[begin Items]
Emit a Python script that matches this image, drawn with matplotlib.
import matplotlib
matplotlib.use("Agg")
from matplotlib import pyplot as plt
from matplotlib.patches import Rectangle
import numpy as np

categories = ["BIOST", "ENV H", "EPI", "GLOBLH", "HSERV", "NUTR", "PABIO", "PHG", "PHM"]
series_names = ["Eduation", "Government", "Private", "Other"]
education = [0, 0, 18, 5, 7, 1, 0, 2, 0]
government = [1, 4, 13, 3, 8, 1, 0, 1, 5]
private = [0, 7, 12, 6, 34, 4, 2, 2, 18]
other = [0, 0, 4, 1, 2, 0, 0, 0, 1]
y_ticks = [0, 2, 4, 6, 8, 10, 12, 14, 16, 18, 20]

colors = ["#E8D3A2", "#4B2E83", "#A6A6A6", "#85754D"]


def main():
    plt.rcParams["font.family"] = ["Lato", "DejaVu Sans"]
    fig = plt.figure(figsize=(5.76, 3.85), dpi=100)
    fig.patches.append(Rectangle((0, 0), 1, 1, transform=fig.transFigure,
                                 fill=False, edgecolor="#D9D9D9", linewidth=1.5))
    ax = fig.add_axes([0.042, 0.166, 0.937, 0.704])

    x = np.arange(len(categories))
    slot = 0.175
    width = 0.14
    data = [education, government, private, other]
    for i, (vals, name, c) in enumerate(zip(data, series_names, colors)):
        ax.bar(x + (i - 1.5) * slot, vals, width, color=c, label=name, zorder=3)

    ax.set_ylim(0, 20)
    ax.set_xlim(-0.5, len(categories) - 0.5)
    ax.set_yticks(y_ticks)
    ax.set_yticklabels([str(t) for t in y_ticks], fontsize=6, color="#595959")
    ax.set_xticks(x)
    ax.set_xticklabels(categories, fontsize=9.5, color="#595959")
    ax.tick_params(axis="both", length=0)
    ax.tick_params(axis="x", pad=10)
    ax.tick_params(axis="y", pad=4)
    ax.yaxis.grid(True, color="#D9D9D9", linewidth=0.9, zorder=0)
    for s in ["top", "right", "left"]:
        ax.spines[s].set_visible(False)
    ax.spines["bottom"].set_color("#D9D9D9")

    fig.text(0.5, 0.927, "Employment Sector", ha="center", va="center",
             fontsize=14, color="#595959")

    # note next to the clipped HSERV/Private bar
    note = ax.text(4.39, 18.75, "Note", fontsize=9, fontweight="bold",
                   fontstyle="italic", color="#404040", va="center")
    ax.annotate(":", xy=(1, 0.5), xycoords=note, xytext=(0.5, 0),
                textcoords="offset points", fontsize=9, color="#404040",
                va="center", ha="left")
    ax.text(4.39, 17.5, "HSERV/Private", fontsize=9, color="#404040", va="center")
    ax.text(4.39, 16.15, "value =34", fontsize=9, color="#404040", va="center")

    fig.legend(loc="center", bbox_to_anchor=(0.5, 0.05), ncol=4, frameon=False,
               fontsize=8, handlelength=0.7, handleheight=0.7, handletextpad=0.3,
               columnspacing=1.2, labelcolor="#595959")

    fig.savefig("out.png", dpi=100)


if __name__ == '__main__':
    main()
[end Items]
[begin Items]
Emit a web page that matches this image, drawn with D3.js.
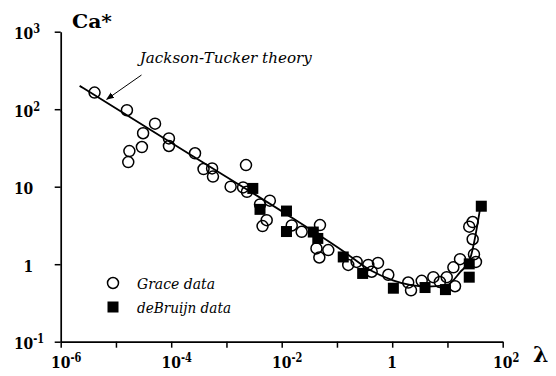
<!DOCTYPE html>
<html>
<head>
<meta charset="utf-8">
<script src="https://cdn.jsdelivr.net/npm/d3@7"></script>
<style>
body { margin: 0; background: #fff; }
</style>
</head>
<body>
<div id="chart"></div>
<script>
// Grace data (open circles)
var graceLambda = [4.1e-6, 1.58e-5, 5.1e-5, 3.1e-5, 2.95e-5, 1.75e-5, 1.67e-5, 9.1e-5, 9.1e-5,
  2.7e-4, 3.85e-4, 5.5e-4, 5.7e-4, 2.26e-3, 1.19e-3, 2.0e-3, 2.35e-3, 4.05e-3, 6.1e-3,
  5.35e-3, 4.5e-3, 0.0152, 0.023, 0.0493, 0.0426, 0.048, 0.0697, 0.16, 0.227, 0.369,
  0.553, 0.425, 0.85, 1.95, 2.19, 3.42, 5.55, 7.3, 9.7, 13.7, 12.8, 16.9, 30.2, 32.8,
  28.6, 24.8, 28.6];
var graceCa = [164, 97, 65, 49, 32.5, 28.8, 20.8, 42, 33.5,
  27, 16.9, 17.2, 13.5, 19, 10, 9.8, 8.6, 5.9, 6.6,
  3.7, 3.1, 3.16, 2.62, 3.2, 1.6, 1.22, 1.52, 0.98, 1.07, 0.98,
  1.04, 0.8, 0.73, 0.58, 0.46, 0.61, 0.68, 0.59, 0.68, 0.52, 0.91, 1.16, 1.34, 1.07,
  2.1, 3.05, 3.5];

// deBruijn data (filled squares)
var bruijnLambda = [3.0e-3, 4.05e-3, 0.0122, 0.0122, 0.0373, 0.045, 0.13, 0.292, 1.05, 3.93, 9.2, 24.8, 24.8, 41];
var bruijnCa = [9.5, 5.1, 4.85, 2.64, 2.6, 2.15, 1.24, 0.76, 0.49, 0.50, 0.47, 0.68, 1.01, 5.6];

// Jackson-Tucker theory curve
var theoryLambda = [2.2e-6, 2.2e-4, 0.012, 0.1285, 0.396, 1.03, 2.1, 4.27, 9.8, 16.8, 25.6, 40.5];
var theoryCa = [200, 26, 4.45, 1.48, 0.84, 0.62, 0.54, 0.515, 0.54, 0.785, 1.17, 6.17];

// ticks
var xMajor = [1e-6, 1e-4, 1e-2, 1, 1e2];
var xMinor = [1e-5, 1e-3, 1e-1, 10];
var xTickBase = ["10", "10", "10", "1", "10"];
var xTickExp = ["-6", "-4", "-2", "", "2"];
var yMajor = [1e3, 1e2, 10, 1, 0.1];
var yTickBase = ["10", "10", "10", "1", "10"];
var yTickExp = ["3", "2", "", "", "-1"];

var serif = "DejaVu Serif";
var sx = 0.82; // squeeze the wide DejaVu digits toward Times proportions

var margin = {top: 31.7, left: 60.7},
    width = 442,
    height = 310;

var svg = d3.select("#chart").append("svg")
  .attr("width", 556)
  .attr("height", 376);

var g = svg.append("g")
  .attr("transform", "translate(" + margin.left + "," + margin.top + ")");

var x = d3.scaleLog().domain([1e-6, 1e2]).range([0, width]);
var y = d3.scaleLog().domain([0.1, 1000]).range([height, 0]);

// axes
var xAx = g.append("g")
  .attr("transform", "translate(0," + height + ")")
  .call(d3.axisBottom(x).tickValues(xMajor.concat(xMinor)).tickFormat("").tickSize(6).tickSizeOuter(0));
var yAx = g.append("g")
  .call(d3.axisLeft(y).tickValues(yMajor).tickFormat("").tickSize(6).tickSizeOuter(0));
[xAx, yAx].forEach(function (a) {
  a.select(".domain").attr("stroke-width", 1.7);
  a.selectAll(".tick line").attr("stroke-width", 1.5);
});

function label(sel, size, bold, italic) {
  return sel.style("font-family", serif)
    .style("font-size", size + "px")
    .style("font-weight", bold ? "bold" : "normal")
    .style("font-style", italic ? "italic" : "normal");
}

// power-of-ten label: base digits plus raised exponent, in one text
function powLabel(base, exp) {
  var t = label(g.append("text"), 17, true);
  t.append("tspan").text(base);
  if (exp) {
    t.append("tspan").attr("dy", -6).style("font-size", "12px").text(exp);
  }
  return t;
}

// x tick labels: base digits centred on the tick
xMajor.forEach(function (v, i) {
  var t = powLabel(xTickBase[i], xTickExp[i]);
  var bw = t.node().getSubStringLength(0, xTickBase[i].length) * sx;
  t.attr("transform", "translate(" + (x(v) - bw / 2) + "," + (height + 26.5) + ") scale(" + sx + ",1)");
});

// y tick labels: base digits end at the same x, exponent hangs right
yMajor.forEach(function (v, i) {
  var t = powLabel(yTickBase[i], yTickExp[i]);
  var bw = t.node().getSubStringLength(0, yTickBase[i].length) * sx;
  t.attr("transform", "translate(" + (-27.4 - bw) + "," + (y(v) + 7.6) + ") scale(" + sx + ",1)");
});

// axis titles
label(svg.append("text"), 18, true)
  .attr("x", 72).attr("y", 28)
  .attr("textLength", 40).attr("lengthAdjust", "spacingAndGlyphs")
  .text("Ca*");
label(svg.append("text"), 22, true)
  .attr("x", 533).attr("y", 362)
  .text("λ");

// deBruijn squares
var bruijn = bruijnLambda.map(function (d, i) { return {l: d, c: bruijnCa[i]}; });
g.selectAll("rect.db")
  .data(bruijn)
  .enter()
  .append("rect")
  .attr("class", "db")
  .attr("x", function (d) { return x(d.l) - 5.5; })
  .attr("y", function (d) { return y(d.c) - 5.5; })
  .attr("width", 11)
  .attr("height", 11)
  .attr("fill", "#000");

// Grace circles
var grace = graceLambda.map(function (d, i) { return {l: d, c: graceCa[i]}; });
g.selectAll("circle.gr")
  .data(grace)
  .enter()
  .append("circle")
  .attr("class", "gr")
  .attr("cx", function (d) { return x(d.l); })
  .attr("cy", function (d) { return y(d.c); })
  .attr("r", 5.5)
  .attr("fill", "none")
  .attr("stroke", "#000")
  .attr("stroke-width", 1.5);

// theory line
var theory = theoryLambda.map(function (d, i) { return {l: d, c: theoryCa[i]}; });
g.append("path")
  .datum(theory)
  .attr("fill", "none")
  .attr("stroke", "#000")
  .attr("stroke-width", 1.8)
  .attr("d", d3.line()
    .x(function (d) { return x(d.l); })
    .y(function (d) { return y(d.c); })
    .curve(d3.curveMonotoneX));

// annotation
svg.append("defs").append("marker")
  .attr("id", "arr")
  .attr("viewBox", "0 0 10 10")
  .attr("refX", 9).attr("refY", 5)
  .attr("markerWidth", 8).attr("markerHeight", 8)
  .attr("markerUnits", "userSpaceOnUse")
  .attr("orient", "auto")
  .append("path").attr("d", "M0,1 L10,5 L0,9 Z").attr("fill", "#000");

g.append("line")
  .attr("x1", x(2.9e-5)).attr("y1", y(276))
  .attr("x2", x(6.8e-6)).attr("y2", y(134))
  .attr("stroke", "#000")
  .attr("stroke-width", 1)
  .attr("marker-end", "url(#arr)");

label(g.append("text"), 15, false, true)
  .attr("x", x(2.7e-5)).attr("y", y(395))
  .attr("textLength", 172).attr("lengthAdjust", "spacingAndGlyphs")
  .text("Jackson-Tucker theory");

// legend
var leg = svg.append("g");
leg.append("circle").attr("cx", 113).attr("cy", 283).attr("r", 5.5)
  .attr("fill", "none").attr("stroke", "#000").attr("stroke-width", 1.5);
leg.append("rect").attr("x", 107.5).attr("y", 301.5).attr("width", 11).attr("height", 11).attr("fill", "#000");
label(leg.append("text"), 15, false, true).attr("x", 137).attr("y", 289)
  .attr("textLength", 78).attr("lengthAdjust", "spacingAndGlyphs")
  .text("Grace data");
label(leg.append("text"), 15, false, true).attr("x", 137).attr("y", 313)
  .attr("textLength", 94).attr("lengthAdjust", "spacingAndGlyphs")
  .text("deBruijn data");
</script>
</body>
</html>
[end Items]
[begin Items]
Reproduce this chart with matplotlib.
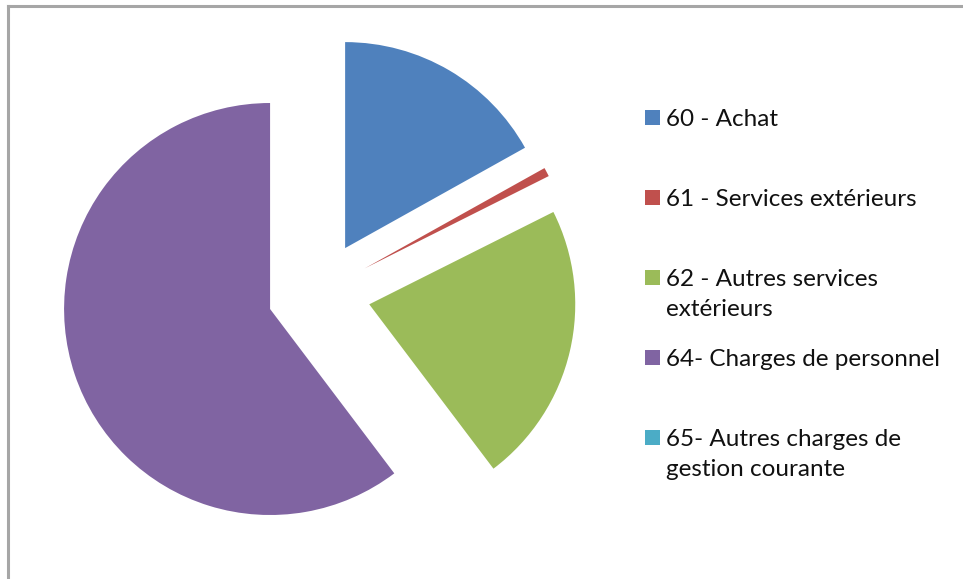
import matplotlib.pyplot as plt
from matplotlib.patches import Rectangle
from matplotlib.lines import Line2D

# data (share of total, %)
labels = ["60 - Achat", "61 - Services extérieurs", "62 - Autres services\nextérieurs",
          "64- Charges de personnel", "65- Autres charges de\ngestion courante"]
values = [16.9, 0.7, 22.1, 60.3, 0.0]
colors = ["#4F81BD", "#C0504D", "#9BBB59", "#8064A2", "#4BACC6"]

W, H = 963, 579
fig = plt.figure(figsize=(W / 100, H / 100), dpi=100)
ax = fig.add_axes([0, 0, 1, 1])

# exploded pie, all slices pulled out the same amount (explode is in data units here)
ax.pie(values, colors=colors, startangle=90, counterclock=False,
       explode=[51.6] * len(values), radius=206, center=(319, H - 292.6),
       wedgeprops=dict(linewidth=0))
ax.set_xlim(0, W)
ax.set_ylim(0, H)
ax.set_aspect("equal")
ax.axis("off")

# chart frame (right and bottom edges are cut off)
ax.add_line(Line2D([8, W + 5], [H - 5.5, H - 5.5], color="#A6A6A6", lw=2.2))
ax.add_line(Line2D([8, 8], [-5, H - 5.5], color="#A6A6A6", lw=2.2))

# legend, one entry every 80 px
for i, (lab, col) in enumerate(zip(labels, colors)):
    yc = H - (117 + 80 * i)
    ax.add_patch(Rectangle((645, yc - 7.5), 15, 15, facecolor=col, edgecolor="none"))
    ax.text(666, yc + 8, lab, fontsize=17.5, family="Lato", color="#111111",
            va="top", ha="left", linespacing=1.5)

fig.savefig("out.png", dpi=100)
[end Items]
▸ **Directive**: Using the entries above, repeat exactly the lines from the one with "Reproduce this chart with matplotlib." to the one with "from matplotlib.lines import Line2D", both included, and leave the pictures behind.

▸ **The answer**:
Reproduce this chart with matplotlib.
import matplotlib.pyplot as plt
from matplotlib.patches import Rectangle
from matplotlib.lines import Line2D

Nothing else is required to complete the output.